UAW team leader James Hobgood spent hundreds of hours across three shifts, training employees. He said he noticed few unexpected hiccups in the development process.
“By planning ahead, we were able to absorb and fix any last-second glitches,” said Hobgood, whose group focused on the instrument panel line. “I worked with many different employees on an individual basis and showed them what they needed to do. I wrote good, clear job instructions so they can go build quality cars.
“I was looking for what the operators needed to make their job easier,” he continued. “Maybe it was more training. If they were struggling on a job, I evaluated if they just needed a little more time and attention of if their job needed to be set up differently.”
Team leader Craig Moore said workers on the line were ready when it was time to make the new vehicle. One minute, a worker is painting or trimming an XT6. The next, it could be an Acadia Holden.”

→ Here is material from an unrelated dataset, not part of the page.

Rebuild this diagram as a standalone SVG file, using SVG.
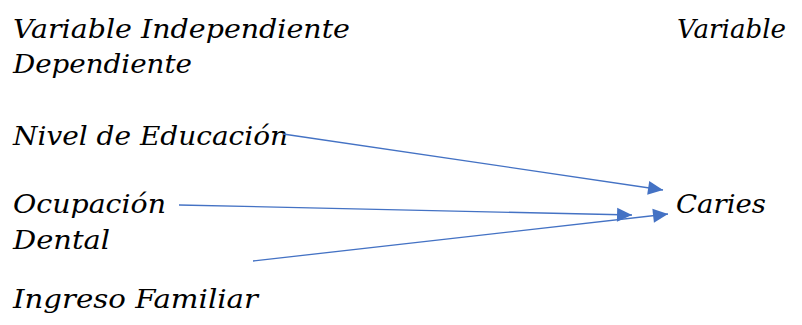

“It becomes second nature,” Moore said. “You can look at a car and look at a manifest and know exactly how to build that car.”
After cars have completed the 24-hour assembly process, they’re ready for final approval. At least two of each vehicle go a bumper-to-bumper audit, inside and out. The inspection, with along checklist, takes about four hours for each.
“We’re the voice of the customer. We’re supposed to look at the vehicle like the customer would,” said Jay Richez, a 34-year GM employee who works in Global Customer Audit. “The XT6 is doing well so far. We’re getting really familiar with it. I have inspected three or four myself.
“XT6 is going to be a great seller,” he predicted. “I say that based on the options it has and the finishes it has. It’s a great value.”
Herron said workers have done “a fantastic job with these products” and were willing to learn new things, whether it was a Cadillac or even an electric or hydrogen car, if that’s what GM wanted to produce in Spring Hill.
“Five years ago, we did not know what we were building. But we knew there was a commitment to building something,” Herron said. “We have worked hard. We’re proud to have products to support our jobs and economic prosperity in this region.”
After adjusting for the XT6, the plant will take a short breather before preparing for 2020 models of the XT5 and GMC Acadia.
“There will be changes, a lot of it will be under the skin — technological things, control systems, transmissions,” Knight said. “The Acadia visually will look quite different.
“There was a chance the XT5 and Acadia would get overshadowed a bit with the new XT6. We could not let that happen. Now the XT6 is out of the barn. In August, we will adjust for the new XT5 with the Acadia to follow.”